Demand is 37 per cent lower in Watford postcodes, 32 per cent down in Kingston and Bromley, 30 per cent in Romford, 29 per cent in Enfield, and 27 per cent in Twickenham.

Richard Donnell, director of research at Zoopla, said: “Demand for homes has fallen the most in outer areas and the commuter zones where house price growth has been strongest in the last two years as buyers search for space and push up the value of three-bed homes.”

Fixed rates have climbed remorselessly, the mini-budget exposing thousands of buyers to huge increases in their bills when they have to remortgage. Average five-year fixed rates are now about 6.3 per cent, compared with 4.75 per cent on the day of the mini-budget and just 2.55 per cent only a year ago. Two-year rates are close to 6.5 per cent, compared with 4.74 per cent on September 23 and 2.254 per cent a year ago, according to data from Moneyfacts.

Market specialists and advisers say a major correction was now all but unavoidable. Joe Garner, co-founder and managing director of property developer NewPlace, said: “A house price crash in the capital is now a fait accompli. The only unknown is how hard and how fast the crash is. Only a few weeks ago, I was fairly confident the crash would be minimal, but then Liz Truss and Kwasi Kwarteng blew the mortgage, property and bond markets apart.

“We will now be lucky if we manage to get away with a 10 per cent drop in prices, and a fall of 20 per cent in London cannot be ruled out. Projected monthly repayments will have doubled for some first-time buyers in the past few weeks alone, making buying a property practically impossible.”

Dean Esnard, director at mortgage broker MagniFinance, said: “It is very likely prices in the capital will drop 15 per cent in the next six months.
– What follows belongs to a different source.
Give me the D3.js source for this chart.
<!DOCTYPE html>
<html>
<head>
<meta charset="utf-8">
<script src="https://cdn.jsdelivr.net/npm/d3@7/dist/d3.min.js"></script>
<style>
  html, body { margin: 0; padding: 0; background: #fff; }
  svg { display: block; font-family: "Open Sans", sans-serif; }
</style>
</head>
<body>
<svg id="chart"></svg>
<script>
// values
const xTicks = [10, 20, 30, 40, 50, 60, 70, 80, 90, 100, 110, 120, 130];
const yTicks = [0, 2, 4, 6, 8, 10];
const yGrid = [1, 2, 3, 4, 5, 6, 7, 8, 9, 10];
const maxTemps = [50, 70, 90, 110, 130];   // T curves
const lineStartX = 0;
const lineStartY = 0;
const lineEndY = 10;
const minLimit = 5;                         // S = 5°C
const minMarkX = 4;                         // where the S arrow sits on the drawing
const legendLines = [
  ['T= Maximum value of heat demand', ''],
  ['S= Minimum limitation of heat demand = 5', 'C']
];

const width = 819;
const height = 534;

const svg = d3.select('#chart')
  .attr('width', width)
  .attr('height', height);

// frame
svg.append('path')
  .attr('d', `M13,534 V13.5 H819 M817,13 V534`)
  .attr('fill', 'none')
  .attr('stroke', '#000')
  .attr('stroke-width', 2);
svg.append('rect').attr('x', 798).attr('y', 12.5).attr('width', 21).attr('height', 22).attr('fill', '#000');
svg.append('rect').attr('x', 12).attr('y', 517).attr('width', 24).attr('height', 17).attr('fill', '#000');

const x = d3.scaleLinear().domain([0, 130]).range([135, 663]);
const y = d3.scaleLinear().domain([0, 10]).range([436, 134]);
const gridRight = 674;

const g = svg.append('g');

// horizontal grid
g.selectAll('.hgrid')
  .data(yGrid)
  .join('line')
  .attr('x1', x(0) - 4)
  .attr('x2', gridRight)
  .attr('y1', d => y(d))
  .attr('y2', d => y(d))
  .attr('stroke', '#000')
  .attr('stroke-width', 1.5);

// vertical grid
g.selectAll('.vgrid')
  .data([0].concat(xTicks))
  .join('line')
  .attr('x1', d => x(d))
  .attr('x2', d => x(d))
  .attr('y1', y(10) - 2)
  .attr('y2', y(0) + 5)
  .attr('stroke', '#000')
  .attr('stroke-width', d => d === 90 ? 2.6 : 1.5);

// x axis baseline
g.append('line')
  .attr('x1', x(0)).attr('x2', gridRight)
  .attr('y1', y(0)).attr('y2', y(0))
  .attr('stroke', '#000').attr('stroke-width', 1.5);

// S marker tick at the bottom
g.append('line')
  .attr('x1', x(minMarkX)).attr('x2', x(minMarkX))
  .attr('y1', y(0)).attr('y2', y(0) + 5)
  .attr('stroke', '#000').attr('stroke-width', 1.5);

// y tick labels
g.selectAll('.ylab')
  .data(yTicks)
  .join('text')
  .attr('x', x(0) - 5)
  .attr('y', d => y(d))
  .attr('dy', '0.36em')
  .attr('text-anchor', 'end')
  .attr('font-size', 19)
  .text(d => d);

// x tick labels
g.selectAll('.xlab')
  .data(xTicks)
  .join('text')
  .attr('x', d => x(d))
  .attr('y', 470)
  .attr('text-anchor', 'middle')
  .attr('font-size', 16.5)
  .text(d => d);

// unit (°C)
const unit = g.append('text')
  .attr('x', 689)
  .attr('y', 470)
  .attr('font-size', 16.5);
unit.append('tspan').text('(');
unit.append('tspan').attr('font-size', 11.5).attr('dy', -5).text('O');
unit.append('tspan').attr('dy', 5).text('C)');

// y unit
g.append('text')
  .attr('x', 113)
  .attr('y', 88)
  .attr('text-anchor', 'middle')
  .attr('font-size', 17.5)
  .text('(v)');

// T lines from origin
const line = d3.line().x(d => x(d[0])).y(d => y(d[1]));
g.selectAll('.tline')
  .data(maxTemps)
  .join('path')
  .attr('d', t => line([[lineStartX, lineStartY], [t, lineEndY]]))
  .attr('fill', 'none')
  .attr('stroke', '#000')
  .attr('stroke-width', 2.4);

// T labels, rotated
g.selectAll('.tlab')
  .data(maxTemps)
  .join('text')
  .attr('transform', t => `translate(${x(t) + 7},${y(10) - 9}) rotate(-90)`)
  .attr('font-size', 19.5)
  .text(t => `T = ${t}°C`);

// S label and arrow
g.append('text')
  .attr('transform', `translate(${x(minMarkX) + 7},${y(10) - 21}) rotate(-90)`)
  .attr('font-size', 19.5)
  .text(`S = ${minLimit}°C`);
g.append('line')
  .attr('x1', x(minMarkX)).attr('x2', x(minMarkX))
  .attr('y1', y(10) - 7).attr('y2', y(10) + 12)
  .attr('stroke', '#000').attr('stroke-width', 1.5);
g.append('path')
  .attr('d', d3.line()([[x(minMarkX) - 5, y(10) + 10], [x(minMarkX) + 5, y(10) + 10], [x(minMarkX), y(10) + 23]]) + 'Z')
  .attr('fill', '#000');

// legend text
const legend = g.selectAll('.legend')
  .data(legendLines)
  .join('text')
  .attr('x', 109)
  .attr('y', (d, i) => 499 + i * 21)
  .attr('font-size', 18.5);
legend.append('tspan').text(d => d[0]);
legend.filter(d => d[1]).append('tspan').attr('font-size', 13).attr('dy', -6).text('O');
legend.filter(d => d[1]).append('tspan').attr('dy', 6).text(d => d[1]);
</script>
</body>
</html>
As brutal as that sounds, and as we saw after the global financial crisis, prices can bounce back quickly, too, and the average house price has doubled since. A sharp house price crash in the capital is now a very realistic possibility. But prices will recover, as they always do.”

Rob Gill, managing director at brokers Altura Mortgage Finance, said: “A buyers’ strike in the capital is a real risk if mortgage rates remain at their current levels. Many buyers are worried prices in the capital are on the edge of a precipice.”

The average London home costs an all time high of £543,517 according to latest figures from the Land Registry.